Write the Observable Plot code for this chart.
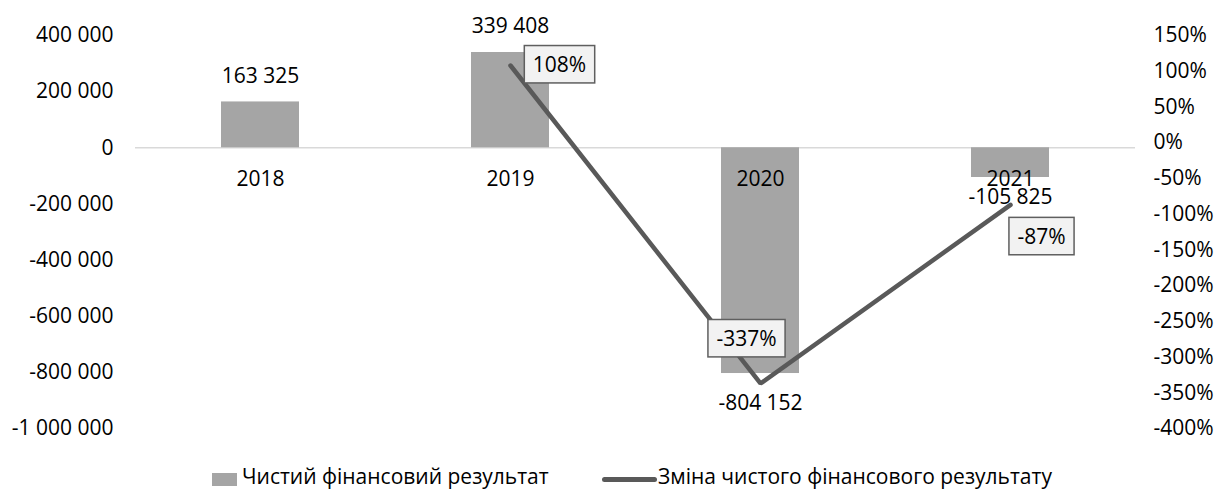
<!DOCTYPE html>
<html><head><meta charset="utf-8">
<script src="https://cdn.jsdelivr.net/npm/d3@7"></script>
<script src="https://cdn.jsdelivr.net/npm/@observablehq/plot@0.6"></script>
<style>
body{margin:0;background:#fff;font-family:"Open Sans",sans-serif;overflow:hidden;}
#legend{position:relative;width:1216px;height:38px;font-size:21px;color:#000;}
#legend .sw{position:absolute;left:212px;top:21px;width:25px;height:13px;background:#a5a5a5;}
#legend .ln{position:absolute;left:602px;top:25px;width:55px;height:5px;border-radius:3px;background:#595959;}
#legend .t{position:absolute;top:13px;line-height:22px;white-space:nowrap;}
</style></head><body>
<div id="chart"></div>
<div id="legend"></div>
<script>
// ---- data ----
const years = ["2018", "2019", "2020", "2021"];
const netResult = [163325, 339408, -804152, -105825];
const changeYears = ["2019", "2020", "2021"];
const changePct = [108, -337, -87];
const leftTicks = [400000, 200000, 0, -200000, -400000, -600000, -800000, -1000000];
const rightTicks = [150, 100, 50, 0, -50, -100, -150, -200, -250, -300, -350, -400];
const seriesNames = ["Чистий фінансовий результат", "Зміна чистого фінансового результату"];

// ---- helpers ----
const yMin = -1000000, yMax = 400000, pMin = -400, pMax = 150;
const toY = p => yMin + (p - pMin) / (pMax - pMin) * (yMax - yMin);
const fromY = v => pMin + (v - yMin) / (yMax - yMin) * (pMax - pMin);
const fmt = v => d3.format(",")(v).replace(/,/g, " ").replace("\u2212", "-");

const bars = years.map((y, i) => ({year: y, value: netResult[i]}));
const change = changeYears.map((y, i) => ({year: y, pct: changePct[i], v: toY(changePct[i])}));
const pctText = d => d.pct + "%";

const font = '"Open Sans", sans-serif';
const pctOffsets = [[49, 0], [-14, -44], [31, 32.5]];
const valueOffsets = [-25.5, -26, 29.5, 20];

const chart = Plot.plot({
  width: 1216, height: 452,
  marginLeft: 135, marginRight: 81, marginTop: 35, marginBottom: 24,
  style: {fontFamily: font, fontSize: "21px", color: "#000", background: "#fff", overflow: "visible"},
  x: {domain: years, padding: 0, axis: null},
  y: {domain: [yMin, yMax], axis: null},
  marks: [
    Plot.ruleY([0], {stroke: "#d9d9d9", strokeWidth: 1.5}),
    Plot.barY(bars, {x: "year", y: "value", fill: "#a5a5a5", insetLeft: 86, insetRight: 86}),
    Plot.axisY({anchor: "left", ticks: leftTicks, tickSize: 0, tickPadding: 22, tickFormat: fmt, fontSize: 21, fill: "#000"}),
    Plot.axisY({anchor: "right", ticks: rightTicks.map(toY), tickSize: 0, tickPadding: 18,
      tickFormat: d => Math.round(fromY(d)) + "%", fontSize: 21, fill: "#000"}),
    Plot.text(bars, {x: "year", y: () => 0, text: "year", dy: 31, fontSize: 21, fill: "#000"}),
    ...bars.map((d, i) => Plot.text([d], {x: "year", y: "value", text: d => fmt(d.value), dy: valueOffsets[i], fontSize: 21, fill: "#000"})),
    Plot.line(change, {x: "year", y: "v", stroke: "#595959", strokeWidth: 4.5, strokeLinejoin: "miter"}),
    ...change.map((d, i) => Plot.text([d], {
      x: "year", y: "v", text: pctText, dx: pctOffsets[i][0], dy: pctOffsets[i][1],
      fontSize: 21, fill: "#000"
    }))
  ]
});
document.getElementById("chart").appendChild(chart);

// boxes behind percentage labels
const labelSet = new Set(change.map(pctText));
const padX = 8.5, padY = 4.7;
Array.from(chart.querySelectorAll("text")).filter(t => labelSet.has(t.textContent.trim())).forEach(t => {
  const b = t.getBBox();
  const r = document.createElementNS("http://www.w3.org/2000/svg", "rect");
  r.setAttribute("x", b.x - padX);
  r.setAttribute("y", b.y - padY);
  r.setAttribute("width", b.width + 2 * padX);
  r.setAttribute("height", b.height + 2 * padY);
  r.setAttribute("fill", "#f2f2f2");
  r.setAttribute("stroke", "#5f5f5f");
  r.setAttribute("stroke-width", "1.5");
  if (t.getAttribute("transform")) r.setAttribute("transform", t.getAttribute("transform"));
  t.parentNode.insertBefore(r, t);
});

// legend
const lg = document.getElementById("legend");
lg.innerHTML = `<div class="sw"></div><div class="t" style="left:242px">${seriesNames[0]}</div>
<div class="ln"></div><div class="t" style="left:658px">${seriesNames[1]}</div>`;
</script>
</body></html>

» **Direction**
Using the listing above, pick out each line that contains the word "chart", then copy it.

» **Problem solution**
Write the Observable Plot code for this chart.
<div id="chart"></div>
const chart = Plot.plot({
document.getElementById("chart").appendChild(chart);
Array.from(chart.querySelectorAll("text")).filter(t => labelSet.has(t.textContent.trim())).forEach(t => {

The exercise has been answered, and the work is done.